Фильм заканчивается. В последних эпизодах аркадинское - "мы все спим" - становится почти его лейтмотивом.
...Играют в лото. Дорн, Тригорин, Сорин, Шамраев - по тогдашней моде в усах и с бородами. Сорин засыпает, и ровный мужской голос произносит: "Спит действительный статский советник". Кто это сказал? Усы и борода скрывают движение губ! Это было сказано "чеховским тоном", а не голосом одного из героев. Не знающий пьесы не догадается, что это сказал Дорн. Все выровнялось.
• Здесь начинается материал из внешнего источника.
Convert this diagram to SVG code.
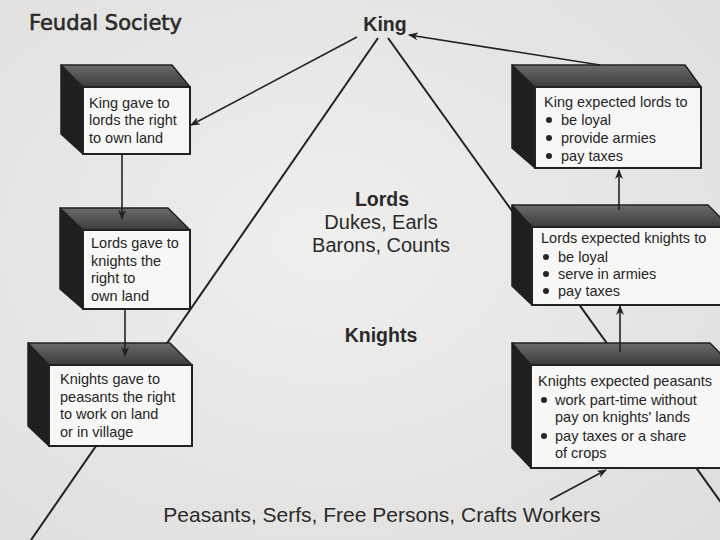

Выровнялся и интерьер. Вначале художник недвусмысленно заявил о своем стремлении господствовать в кадре. Не станем сейчас много дискутировать, насколько это правомерно. Нам представляется, что безусловность кинематографа требует, чтобы в кадре господствовал... сам кадр. Чтобы он воспринимался как целостный мир. Даже при фантастическом, даже при гротескном оформлении он не должен распадаться на части ("часть" оператора, "часть" художника и так далее...). Здесь кадр лишен целостности. Художник склонен к театральности, но, не получая поддержки в общем замысле, нередко экспонирует натюрморты. Красивые уголки с цветами, мебель, двадцатипятилинейная, почти символическая керосиновая лампа, назойливый декадентский рисунок на стене комнаты Треплева - все это, скорее, "работает" на эффектность "старинных" фактур. Как будто бы фильм хорошо обставлен, но, рассматривая детали обстановки, понимаешь, что художник не хотел исторической реконструкции быта, иначе чем объяснить, например, появление на стене комнаты соринского имения репродукции "Дамы в голубом", которую Сомов начал писать лишь через год после провала "Чайки" в Александрийском театре, а выставил через несколько лет. В обстановке немало неточностей, однако, право же, это не криминал, если художник занят созданием определенного образного строя. Но какого? Ведь его работа лишь часть общей цели, так же как и работа оператора, здесь вполне профессиональная.
Фильм заканчивается. Стало совсем скучно. "...Ничего особенного... знакомо... не ново".